In his book Destructive Generation, David Horowitz points out the goal of the campaign:

Any notion that people can have responsibility for one person, that they can have that ‘out’ - we have to destroy that notion in order to build a collective; we have to destroy all ‘outs,’ to destroy the notion that people can lean on one person and not be responsible to the entire collective. ... Once monogamy was smashed, couples who in some cases had been together for years were harangued until they admitted their 'political errors' and split apart. The next logical step was group sex. The Purpose was not pleasure so much as welding together an enforced unity of the body. ... Weather sex was like the developing Weather politics - a search for the "exemplary deed." One of the last taboos was homosexuality, and the Weather command forced itself toward experimentation in this direction, instructing male and female cadres to 'make it' with members of the same sex.[2]

Politics

The movement was wholly political, yet Bill Ayers and his followers had a relatively easy time cloaking the real goal which was driven from the start toward political ends by casting it as extremely offensive assaults on morality. Ayers wrote:

We experimented feverishly because we were kids, and because our instincts were anarchistic, vigorous and unrestrained. One night after a fierce and bloody demonstration in Washington, a hundred of us created a moaning sexual pageant in a loft off Dupont Circle, flaunting and parading our outrageous exuberance.[3]

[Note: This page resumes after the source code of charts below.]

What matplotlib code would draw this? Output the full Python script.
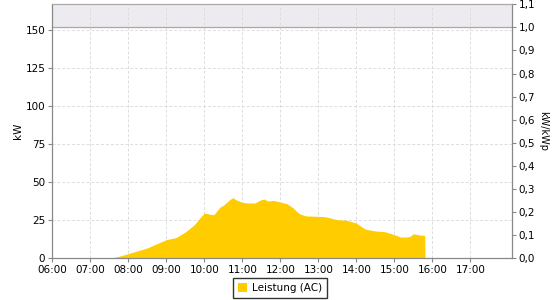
import numpy as np
import matplotlib.pyplot as plt
from matplotlib.ticker import FuncFormatter, MultipleLocator
from matplotlib.patches import Patch

# time of day (hours) and AC power (kW)
hours = [7.50, 7.75, 8.00, 8.50, 9.00, 9.25, 9.50, 9.75, 9.83, 10.00,
         10.17, 10.25, 10.42, 10.50, 10.67, 10.75, 10.83, 11.00, 11.17,
         11.33, 11.50, 11.58, 11.67, 11.83, 12.00, 12.17, 12.33, 12.42,
         12.50, 12.67, 13.00, 13.17, 13.33, 13.50, 13.75, 14.00, 14.17,
         14.25, 14.50, 14.75, 15.00, 15.17, 15.33, 15.42, 15.50, 15.67,
         15.80, 15.81]
power = [0.0, 1.3, 3.1, 6.8, 12.3, 13.6, 17.3, 22.4, 25.0, 29.8,
         28.9, 28.7, 33.8, 34.9, 38.6, 39.9, 38.6, 36.8, 36.4,
         36.4, 38.6, 39.0, 37.7, 38.1, 37.0, 36.0, 33.3, 31.1,
         29.4, 27.9, 27.6, 27.4, 26.5, 25.4, 25.0, 23.2, 20.2,
         19.1, 18.0, 17.5, 15.6, 14.0, 14.0, 14.5, 16.2, 15.3,
         15.1, 0.0]

kwp = 152.0
left_ticks = [0, 25, 50, 75, 100, 125, 150]
hour_ticks = list(range(6, 18))
hour_labels = ["%02d:00" % h for h in hour_ticks]

plt.rcParams['font.family'] = 'DejaVu Sans'
plt.rcParams['font.size'] = 7.5

fig = plt.figure(figsize=(5.6, 3.0), dpi=100)
ax = fig.add_axes([0.0934, 0.139, 0.8203, 0.8467])

xmin, xmax = 6.0, 18.09
ymax = 167.2
ax.set_xlim(xmin, xmax)
ax.set_ylim(0, ymax)

# gray band above the installed peak power
ax.axhspan(kwp, ymax, color='#edebef', zorder=0)
ax.axhline(kwp, color='#aaaaaa', lw=0.9, zorder=1)

ax.fill_between(hours, power, 0, color='#ffcc00', lw=0, zorder=2)

ax.set_yticks(left_ticks)
ax.set_xticks(hour_ticks)
ax.set_xticklabels(hour_labels)
ax.grid(True, color='#dddddd', ls=(0, (3, 2)), lw=0.7, zorder=0)
ax.set_axisbelow(True)

for s in ['left', 'bottom', 'right', 'top']:
    ax.spines[s].set_color('#888888')
    ax.spines[s].set_linewidth(0.9)
ax.spines['top'].set_color('#aaaaaa')
ax.tick_params(colors='#888888', labelcolor='black', length=3, width=0.8, pad=2)
ax.set_ylabel('kW', labelpad=2)

ax2 = ax.twinx()
ax2.set_ylim(0, ymax / kwp)
ax2.yaxis.set_major_locator(MultipleLocator(0.1))
ax2.yaxis.set_major_formatter(FuncFormatter(lambda v, p: ("%.1f" % v).replace('.', ',')))
for s in ['left', 'bottom', 'right', 'top']:
    ax2.spines[s].set_visible(False)
ax2.tick_params(colors='#888888', labelcolor='black', length=3, width=0.8, pad=2)
ax2.set_ylabel('kW/kWp', rotation=270, labelpad=9, fontsize=7)

leg = fig.legend(handles=[Patch(facecolor='#ffcc00', edgecolor='none', label='Leistung (AC)')],
                 loc='center', bbox_to_anchor=(0.5, 0.04), frameon=True, fancybox=False,
                 handlelength=0.8, handleheight=0.9, handletextpad=0.5, borderpad=0.5)
leg.get_frame().set_edgecolor('black')
leg.get_frame().set_linewidth(1.0)

fig.savefig('out.png', dpi=100)
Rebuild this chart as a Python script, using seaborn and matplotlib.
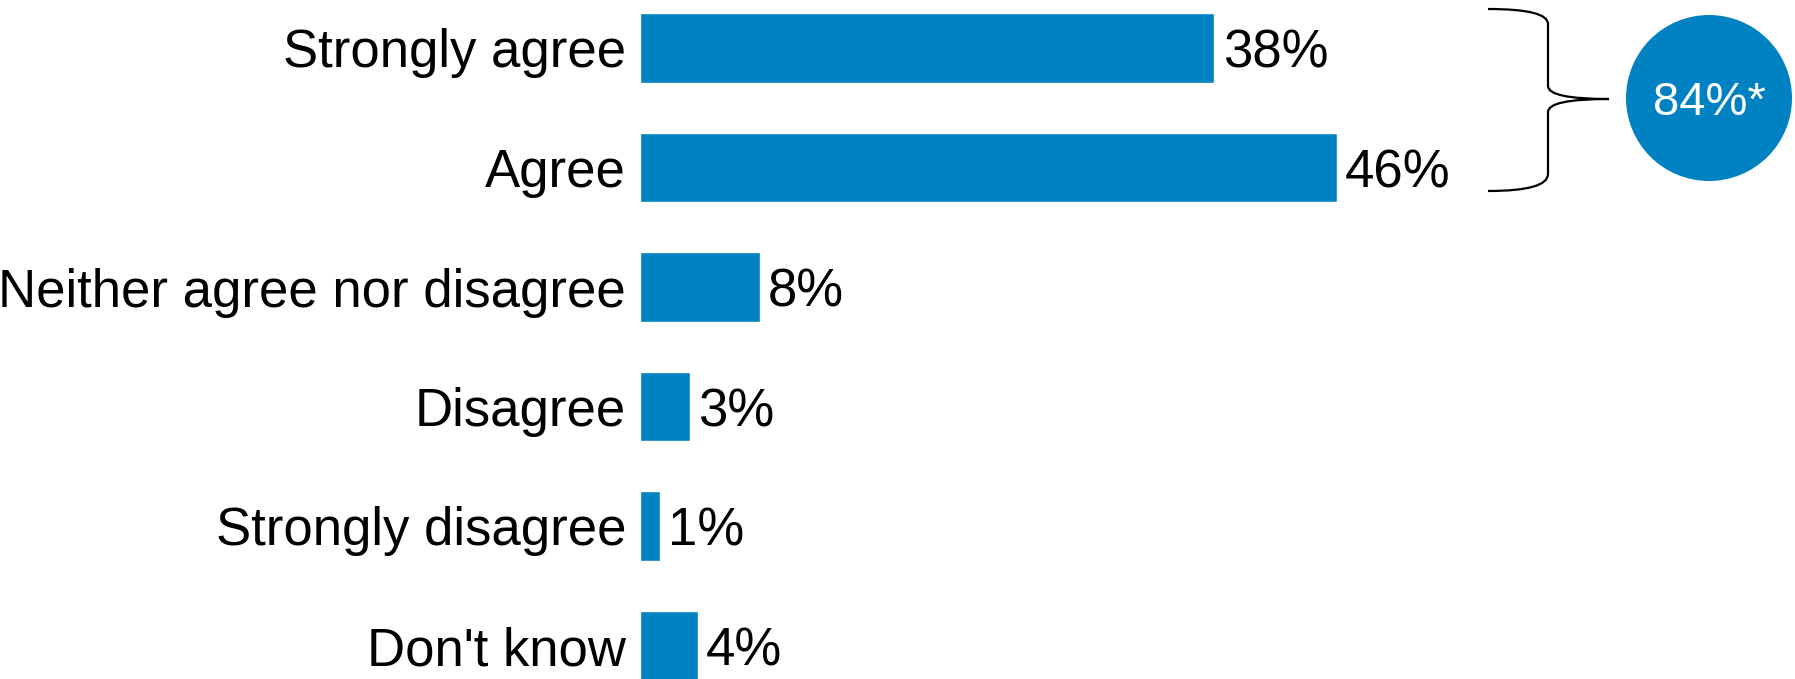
import pandas as pd
import matplotlib
matplotlib.use('Agg')
import matplotlib.pyplot as plt
import seaborn as sns
from matplotlib.path import Path
from matplotlib.patches import PathPatch, Circle

# data
categories = ['Strongly agree', 'Agree', 'Neither agree nor disagree',
              'Disagree', 'Strongly disagree', "Don't know"]
values = [37.9, 46.0, 7.9, 3.3, 1.3, 3.8]
value_labels = ['38%', '46%', '8%', '3%', '1%', '4%']
agree_total = '84%*'

blue = '#0081C2'

sns.set_theme(style='white')
plt.rcParams['font.family'] = ['Liberation Sans', 'DejaVu Sans']

df = pd.DataFrame({'answer': categories, 'share': values})

W, H = 1795, 679
fig = plt.figure(figsize=(W / 100, H / 100), dpi=100)
ax = fig.add_axes([640 / W, 0, 1 - 640 / W, 1])

sns.barplot(data=df, y='answer', x='share', color=blue, width=0.585,
            saturation=1, orient='h', ax=ax)

ax.set_xlim(0, 1155 / 15.15)
ax.set_ylim(631 / 119.5, -48 / 119.5)
for s in ax.spines.values():
    s.set_visible(False)
ax.set_xticks([])
ax.set_xlabel('')
ax.set_ylabel('')
ax.tick_params(axis='y', length=0, pad=10, labelsize=38, labelcolor='black')

for i, (v, lab) in enumerate(zip(values, value_labels)):
    ax.annotate(lab, (v, i), xytext=(6, 0), textcoords='offset points',
                va='center_baseline', ha='left', fontsize=38, color='black')

# overlay in pixel coordinates for the brace and the circle
ov = fig.add_axes([0, 0, 1, 1], facecolor='none')
ov.set_xlim(0, W)
ov.set_ylim(H, 0)
ov.axis('off')

verts = [(1488, 9), (1548, 9), (1548, 24), (1548, 86),
         (1548, 99), (1609, 99), (1548, 99), (1548, 112),
         (1548, 174), (1548, 191), (1488, 191)]
codes = [Path.MOVETO, Path.CURVE3, Path.CURVE3, Path.LINETO,
         Path.CURVE3, Path.CURVE3, Path.CURVE3, Path.CURVE3,
         Path.LINETO, Path.CURVE3, Path.CURVE3]
ov.add_patch(PathPatch(Path(verts, codes), fill=False, lw=1.6, color='black'))

ov.add_patch(Circle((1709, 98), 83, color=blue, lw=0))
ov.text(1709, 98, agree_total, color='white', fontsize=34,
        ha='center', va='center_baseline')

fig.savefig('out.png', dpi=100)
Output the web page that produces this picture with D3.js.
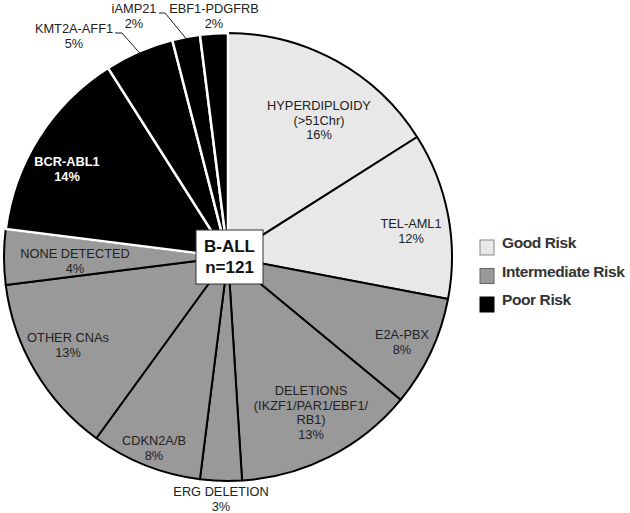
<!DOCTYPE html>
<html><head><meta charset="utf-8">
<script src="https://cdn.jsdelivr.net/npm/d3@7"></script>
<style>body{margin:0;background:#fff}svg{display:block}</style>
</head><body>
<svg id="c" width="630" height="513"></svg>
<script>
// Data
const categories = ["HYPERDIPLOIDY", "TEL-AML1", "E2A-PBX", "DELETIONS", "ERG DELETION", "CDKN2A/B",
  "OTHER CNAs", "NONE DETECTED", "BCR-ABL1", "KMT2A-AFF1", "iAMP21", "EBF1-PDGFRB"];
const percents = [16, 12, 8, 13, 3, 8, 13, 4, 14, 5, 2, 2];
const risks = ["Good", "Good", "Intermediate", "Intermediate", "Intermediate", "Intermediate",
  "Intermediate", "Intermediate", "Poor", "Poor", "Poor", "Poor"];
const labelLines = [
  ["HYPERDIPLOIDY", "(>51Chr)", "16%"],
  ["TEL-AML1", "12%"],
  ["E2A-PBX", "8%"],
  ["DELETIONS", "(IKZF1/PAR1/EBF1/", "RB1)", "13%"],
  ["ERG DELETION", "3%"],
  ["CDKN2A/B", "8%"],
  ["OTHER CNAs", "13%"],
  ["NONE DETECTED", "4%"],
  ["BCR-ABL1", "14%"],
  ["KMT2A-AFF1", "5%"],
  ["iAMP21", "2%"],
  ["EBF1-PDGFRB", "2%"]
];
const legendLabels = ["Good Risk", "Intermediate Risk", "Poor Risk"];
const centerTitle = ["B-ALL", "n=121"];

// Layout / style (kept separate from data)
const cx = 228, cy = 257, R = 224;
const fillColor = d3.scaleOrdinal().domain(["Good", "Intermediate", "Poor"]).range(["#e8e8e8", "#999999", "#000000"]);
const labelFirstBaseline = [
  [319, 110], [411, 228], [402, 339], [311, 395], [221, 496], [154, 445],
  [68, 342], [75, 258], [67, 166], [74, 33], [134, 13], [214, 13]
];
const lineGap = 14.5;

const svg = d3.select("#c");
const g = svg.append("g").attr("transform", `translate(${cx},${cy})`);

const pie = d3.pie().sort(null).value(d => d).startAngle(0).endAngle(2 * Math.PI);
const arcs = pie(percents).map((a, i) => Object.assign(a, { i }));
const arc = d3.arc().innerRadius(0).outerRadius(R);

// non-poor slices first, black stroke
g.selectAll("path.s").data(arcs.filter(d => risks[d.i] !== "Poor")).join("path")
  .attr("class", "s").attr("d", arc)
  .attr("fill", d => fillColor(risks[d.i]))
  .attr("stroke", "#000").attr("stroke-width", 2).attr("stroke-linejoin", "round");
// poor slices with white separators
g.selectAll("path.p").data(arcs.filter(d => risks[d.i] === "Poor")).join("path")
  .attr("class", "p").attr("d", arc)
  .attr("fill", d => fillColor(risks[d.i]))
  .attr("stroke", "#fff").attr("stroke-width", 2.5).attr("stroke-linejoin", "round");

// Leader lines
const leaders = [
  { i: 9, pts: [[115, 33], [122, 33]] },
  { i: 10, pts: [[159, 13], [165, 13]] }
];
leaders.forEach(l => {
  const a = arcs[l.i];
  const mid = (a.startAngle + a.endAngle) / 2;
  const end = [cx + (R - 2) * Math.sin(mid), cy - (R - 2) * Math.cos(mid)];
  svg.append("polyline")
    .attr("points", [...l.pts, end].map(p => p.join(",")).join(" "))
    .attr("fill", "none").attr("stroke", "#222").attr("stroke-width", 1);
});

// Slice labels
labelLines.forEach((lines, i) => {
  const [x, y] = labelFirstBaseline[i];
  const inv = i === 8;
  const t = svg.append("text")
    .attr("text-anchor", "middle")
    .attr("font-family", "Liberation Sans, Arial, sans-serif")
    .attr("font-size", 12.8)
    .attr("font-weight", inv ? "bold" : "normal")
    .attr("fill", inv ? "#fff" : "#222");
  lines.forEach((s, k) => t.append("tspan").attr("x", x).attr("y", y + k * lineGap).text(s));
});

// Center box
svg.append("rect").attr("x", 196).attr("y", 230).attr("width", 67).attr("height", 54)
  .attr("fill", "#fff").attr("stroke", "#333").attr("stroke-width", 1);
const ct = svg.append("text").attr("text-anchor", "middle")
  .attr("font-family", "Liberation Sans, Arial, sans-serif")
  .attr("font-size", 17).attr("font-weight", "bold").attr("fill", "#111");
centerTitle.forEach((s, k) => ct.append("tspan").attr("x", 229.5).attr("y", 252 + k * 21).text(s));

// Legend
const legendRisk = ["Good", "Intermediate", "Poor"];
const legendStroke = ["#888", "#666", "#000"];
const ly = d3.scalePoint().domain(legendRisk).range([240, 297]);
const lg = svg.append("g");
legendRisk.forEach((r, k) => {
  lg.append("rect").attr("x", 480).attr("y", ly(r)).attr("width", 14).attr("height", 15)
    .attr("fill", fillColor(r)).attr("stroke", legendStroke[k]).attr("stroke-width", 1);
  lg.append("text").attr("x", 502).attr("y", ly(r) + 8)
    .attr("font-family", "Liberation Sans, Arial, sans-serif")
    .attr("font-size", 15.5).attr("font-weight", "bold").attr("fill", "#333")
    .attr("letter-spacing", -0.4)
    .text(legendLabels[k]);
});
</script>
</body></html>
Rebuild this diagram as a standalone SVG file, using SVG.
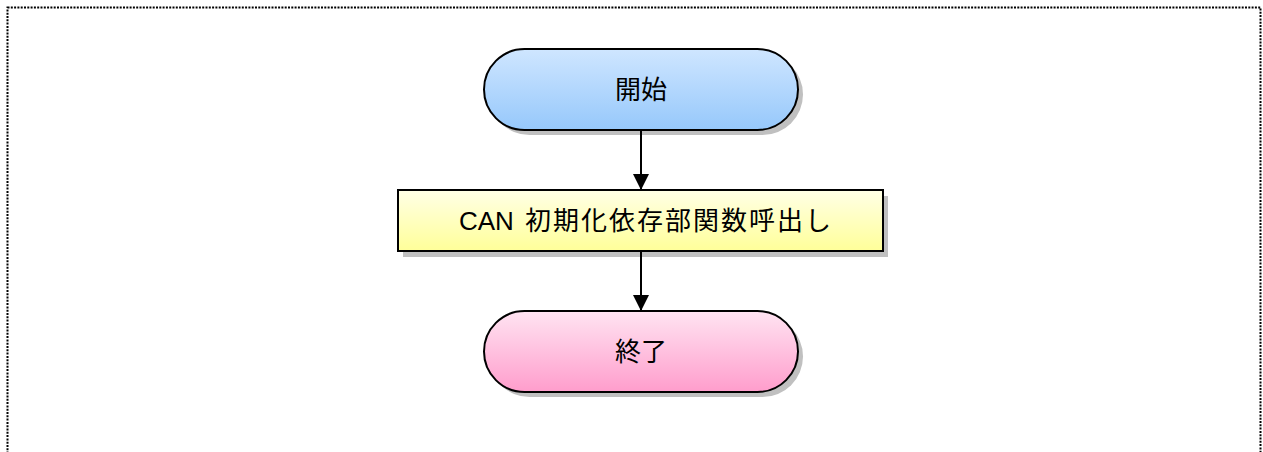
<svg xmlns="http://www.w3.org/2000/svg" width="1263" height="452" viewBox="0 0 1263 452">
<style>
.shape{stroke:#000;stroke-width:2}
.shadow{fill:#c0c0c0}
.lbl{font-family:"Liberation Sans","Noto Sans CJK JP",sans-serif;font-size:26px;fill:#000;text-anchor:middle;dominant-baseline:central}
.conn{stroke:#000;stroke-width:2;fill:none}
</style>
<defs>
<linearGradient id="gBlue" x1="0" y1="0" x2="0" y2="1"><stop offset="0" stop-color="#cfe6ff"/><stop offset="1" stop-color="#96c8fb"/></linearGradient>
<linearGradient id="gYel" x1="0" y1="0" x2="0" y2="1"><stop offset="0" stop-color="#ffffe6"/><stop offset="1" stop-color="#ffff99"/></linearGradient>
<linearGradient id="gPink" x1="0" y1="0" x2="0" y2="1"><stop offset="0" stop-color="#ffe4f2"/><stop offset="1" stop-color="#ff9dcc"/></linearGradient>
<marker id="arr" markerWidth="16" markerHeight="16" refX="16" refY="8" orient="auto" markerUnits="userSpaceOnUse"><path d="M0,0 L16,8 L0,16 Z" fill="#000"/></marker>
</defs>
<rect x="7.5" y="7.5" width="1253" height="460" fill="none" stroke="#000" stroke-width="2" stroke-dasharray="2,1.3"/>
<g id="start">
<rect class="shadow" x="489" y="54" width="314" height="81" rx="40.5"/>
<rect class="shape" x="484" y="49" width="314" height="81" rx="40.5" fill="url(#gBlue)"/>
<text class="lbl" x="641" y="90">開始</text>
</g>
<g id="process">
<rect class="shadow" x="403" y="196" width="485" height="61"/>
<rect class="shape" x="398" y="190" width="485" height="61" fill="url(#gYel)"/>
<text class="lbl" x="459" y="221" style="text-anchor:start">CAN<tspan x="525" style="letter-spacing:2px">初期化依存部関数呼出し</tspan></text>
</g>
<g id="end">
<rect class="shadow" x="489" y="316" width="314" height="81" rx="40.5"/>
<rect class="shape" x="484" y="311" width="314" height="81" rx="40.5" fill="url(#gPink)"/>
<text class="lbl" x="641" y="352">終了</text>
</g>
<g id="connectors">
<line class="conn" x1="641" y1="131" x2="641" y2="190" marker-end="url(#arr)"/>
<line class="conn" x1="641" y1="252" x2="641" y2="311" marker-end="url(#arr)"/>
</g>
</svg>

The parade of "outrageous exuberance" is designed to elicit a response, to which the revolutionary can then point at the "moralist" and accuse the "moralist" of politicizing social issues, even though they are political right from the start. In this sense, the revolutionary builds their own cake, then gets to eat it too.

Collectivism

Susan Stern, author of the book With the Weathermen: The Personal Journey of a Revolutionary Woman wrote about the following events:

Beverly, according to Stern, was the only member of the collective to call Rudd on this male chauvinism. But as the collective meeting wore on, and as Rudd successfully encouraged the other collective members to vent their anger at the pair, Beverly's resistance crumbled, and her spirit broke. In the subsequent session, Rudd turned the criticism on Stern. Although collective members acknowledged that Stern was the most energetic and successful high school organizer in the collective, Rudd charged that she was not working for the revolution, but was instead working for her own ego gratification, her own self-aggrandizement. On and on, hour after hour, the collective, with Rudd's encouragement and approval, attacked Stern's alleged egocentrism. When the session ended, Rudd took the Weather Bureau's designated Seattle collective leader, Carol, to bed. Stern, shell-shocked, fell asleep upstairs but was awakened several hours later when she heard Georgia, the other woman sleeping in Stern's room, cry out "No, please no." Rudd, having finished his organizing downstairs, was now attempting to get into bed with Georgia. He answered Georgia's cry by insisting taht she, Georgia, together with Carol, "had to assume command of the collective," and that she "had to strengthen herself to fight the reactionary tendencies within the collective." Georgia continued to resist Rudd, confessing to him that she loved one of the other Seattle Weathermen. Rudd replied: "You have to put the demands of your collective above your love. Nothing comes before the collective."[4][5][6]